“And the woman actually asked me if the almonds had come in contact with peanuts. Not on my watch, I assured her. But I can’t vouch for who they fraternize with outside of the bakery…” No response. “Another individual grilled me about the strawberries; ‘Are you sure the berries in my Great Grandmother’s lavender buttercream birthday cake will be ripe?’ Who am I? The Fruit Whisperer?”

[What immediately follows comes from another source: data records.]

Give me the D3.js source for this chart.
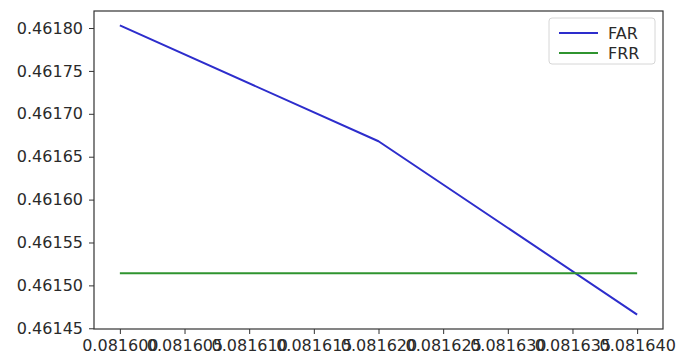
<!DOCTYPE html>
<html>
<head>
<meta charset="utf-8">
<script src="https://cdn.jsdelivr.net/npm/d3@7"></script>
<style>
  html, body { margin: 0; padding: 0; background: #fff; }
  svg { display: block; font-family: "DejaVu Sans", sans-serif; }
</style>
</head>
<body>
<svg id="chart" width="678" height="356"></svg>
<script>
// Threshold values along the x axis
const thresholds = [0.081600, 0.081620, 0.081640];
// False acceptance rate at each threshold
const farValues = [0.461803, 0.461668, 0.461466];
// False rejection rate at each threshold
const frrValues = [0.461514, 0.461514, 0.461514];
// Tick positions
const xTicks = [0.081600, 0.081605, 0.081610, 0.081615, 0.081620, 0.081625, 0.081630, 0.081635, 0.081640];
const yTicks = [0.46145, 0.46150, 0.46155, 0.46160, 0.46165, 0.46170, 0.46175, 0.46180];

const series = [
  { name: "FAR", values: farValues, color: "#2d2dcc" },
  { name: "FRR", values: frrValues, color: "#2f942f" }
];

const svg = d3.select("#chart");
const box = { left: 94, right: 663, top: 11, bottom: 329 };

// 5% padding around the data, like the plotting defaults
function padded(ext) {
  const p = (ext[1] - ext[0]) * 0.05;
  return [ext[0] - p, ext[1] + p];
}
const xDomain = padded(d3.extent(thresholds));
const yDomain = padded(d3.extent(farValues.concat(frrValues)));

const x = d3.scaleLinear().domain(xDomain).range([box.left, box.right]);
const y = d3.scaleLinear().domain(yDomain).range([box.bottom, box.top]);

const textColor = "#2a2a2a";
const fontSize = 16;

// x axis
const xAxis = svg.append("g")
  .attr("transform", `translate(0,${box.bottom})`)
  .call(d3.axisBottom(x).tickValues(xTicks).tickFormat(d3.format(".6f")).tickSizeOuter(0).tickSize(5).tickPadding(6));
xAxis.select(".domain").remove();
xAxis.selectAll("line").attr("stroke", "#333").attr("stroke-width", 1);
xAxis.selectAll("text").attr("fill", textColor).style("font-size", fontSize + "px").attr("font-family", "DejaVu Sans");

// y axis
const yAxis = svg.append("g")
  .attr("transform", `translate(${box.left},0)`)
  .call(d3.axisLeft(y).tickValues(yTicks).tickFormat(d3.format(".5f")).tickSizeOuter(0).tickSize(5).tickPadding(6));
yAxis.select(".domain").remove();
yAxis.selectAll("line").attr("stroke", "#333").attr("stroke-width", 1);
yAxis.selectAll("text").attr("fill", textColor).style("font-size", fontSize + "px").attr("font-family", "DejaVu Sans");

// data lines
const line = d3.line().x((d, i) => x(thresholds[i])).y(d => y(d));
series.forEach(s => {
  svg.append("path")
    .datum(s.values)
    .attr("fill", "none")
    .attr("stroke", s.color)
    .attr("stroke-width", 2)
    .attr("stroke-linejoin", "round")
    .attr("d", line);
});

// frame
svg.append("rect")
  .attr("x", box.left).attr("y", box.top)
  .attr("width", box.right - box.left).attr("height", box.bottom - box.top)
  .attr("fill", "none").attr("stroke", "#333").attr("stroke-width", 1.2);

// legend
const legend = svg.append("g").attr("transform", "translate(549,18)");
legend.append("rect")
  .attr("width", 106).attr("height", 46).attr("rx", 3)
  .attr("fill", "#fff").attr("fill-opacity", 0.8)
  .attr("stroke", "#d6d6d6").attr("stroke-width", 1);
series.forEach((s, i) => {
  const cy = 15 + i * 20;
  legend.append("line")
    .attr("x1", 10).attr("x2", 49).attr("y1", cy).attr("y2", cy)
    .attr("stroke", s.color).attr("stroke-width", 2);
  legend.append("text")
    .attr("x", 59).attr("y", cy).attr("dy", "0.36em")
    .attr("fill", textColor).style("font-size", fontSize + "px")
    .text(s.name);
});
</script>
</body>
</html>
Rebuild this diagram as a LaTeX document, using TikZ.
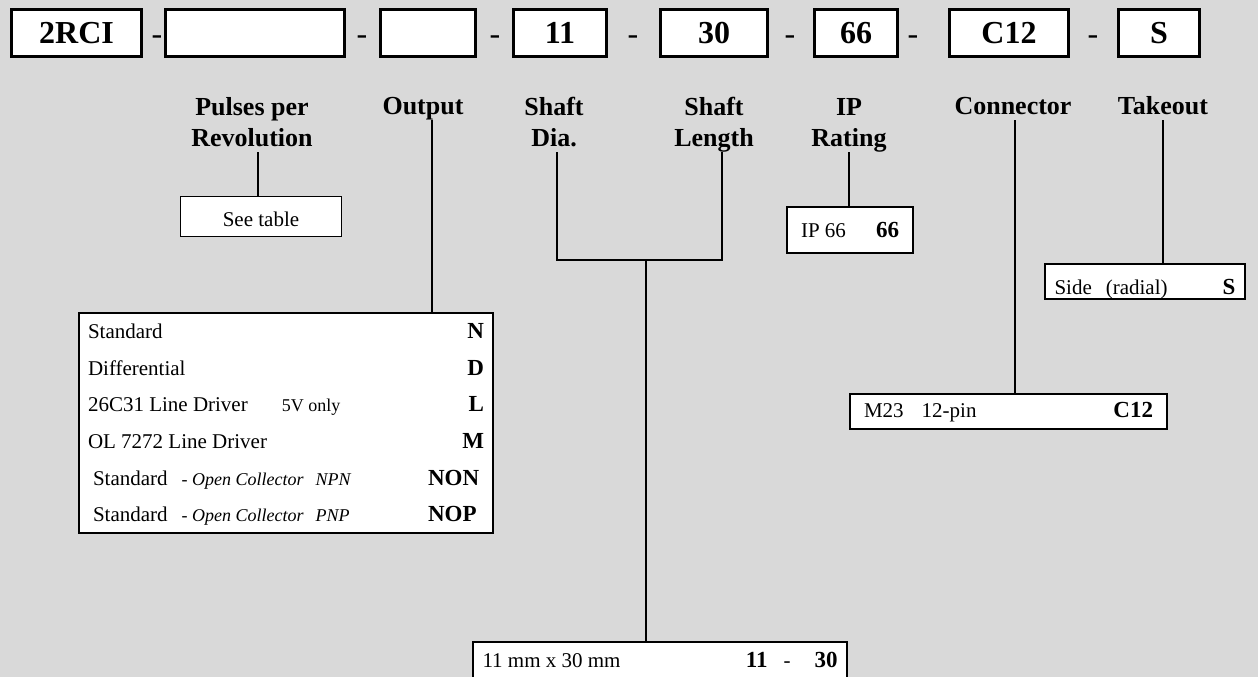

Without looking up, the houseguest nods as I continue. “Would you like an apple for the train? Granny Smith or Braeburn? Probably cold storage this time of year.” She assures me Granny Smith is fine. I hand her the blindingly green apple, advising her it’s probably not as tart nor crisp as it would be In Season and she tucks it into her handbag. “Wait a minute- you should take a few of these cherries. Rainier. From Yakima, Washington, not too far from Aunt B.” Poking my head in the fridge, I wonder if she would like a few fresh apricots. She doesn’t respond because she can’t hear what I’m saying. “Well, would you? They’re just right- a little sweet, a little tart. And perfect in a pie, with the cherries." I continue that they’re small and won’t take up any space in her bag. She hates to carry anything back on the train that doesn’t fit in her bag. “Yes to the apricots?”
The top of her curly blond head finally looks up from the Frank Langella biography and she remarks somewhat sarcastically, “I suppose you are going to tell me the apricots are from Rancho Cucamonga, and you toured there in the 80s?” I pause. “What is it you are trying to say?” I ask tossing the yellow/blush pink cherries in a paper bag.
“You have this thing you do. I think of it as your Faux Fruit Travels.” Grabbing my attention, I urge her to continue. “Actually, there are two things that you do. One, is you have a habit of speaking directly into the refrigerator when you are talking to someone in another room. Then you are crestfallen when they don’t respond to what you are saying. Secondly, and more critical, is you have become a Fruit Oversharer.”
I need to know if this is literal or figurative? “Actually, it’s both. It’s literal in the sense that you feel the need to send me off with a veritable fruit bowl even though my train journey is a mere 35 minutes.” I’m rethinking the cherries, setting the paper bag down on the counter. “Then there’s the way you identify every piece of fruit you come in contact with. You tell me from where it hails, you tell me if it is in season, what it should taste like, what it should be teamed with in a pie shell, and then you bring it all home by insisting you have been to/driven through/or worked in the locale of said fruit. It’s not only Fruit Oversharing, it’s not normal.”
Clearly this is an issue that deserves exploration, but blissfully Blondi-locks has a train to catch. “So is that a yes or a no to the cherries?” I take no response as a yes and tuck them into her bag, but leave the California apricots behind.
We wait on the platform with a few others returning to the megalopolis, several of them toting brown paper bags emblazoned with the words Trader Joe's. “See? You’re not the only one carrying a few items back into the city. And you didn’t even need a shopping bag.” She ignores me, then hugs me goodbye as the train pulls in. I watch and wait, scanning the NJ Transit car she boards so I can perform my famous Titanic wave and kiss. I spot her in the window and as the train pulls out, I’m waving and waving until my phone vibrates. It’s my traveler asking me who on earth I am waving to. “You, of course” I reply. She texts back, “That wasn’t me…”
There is a couple standing on the platform within earshot and as we walk to our cars, the mother says to me, “Til they come home again...” and I’m sort of listening and sort of wondering if I should give up on the traveling fruit bowl. Maybe I am a Fruit Oversharer. Just maybe, the banana earrings were a bit much.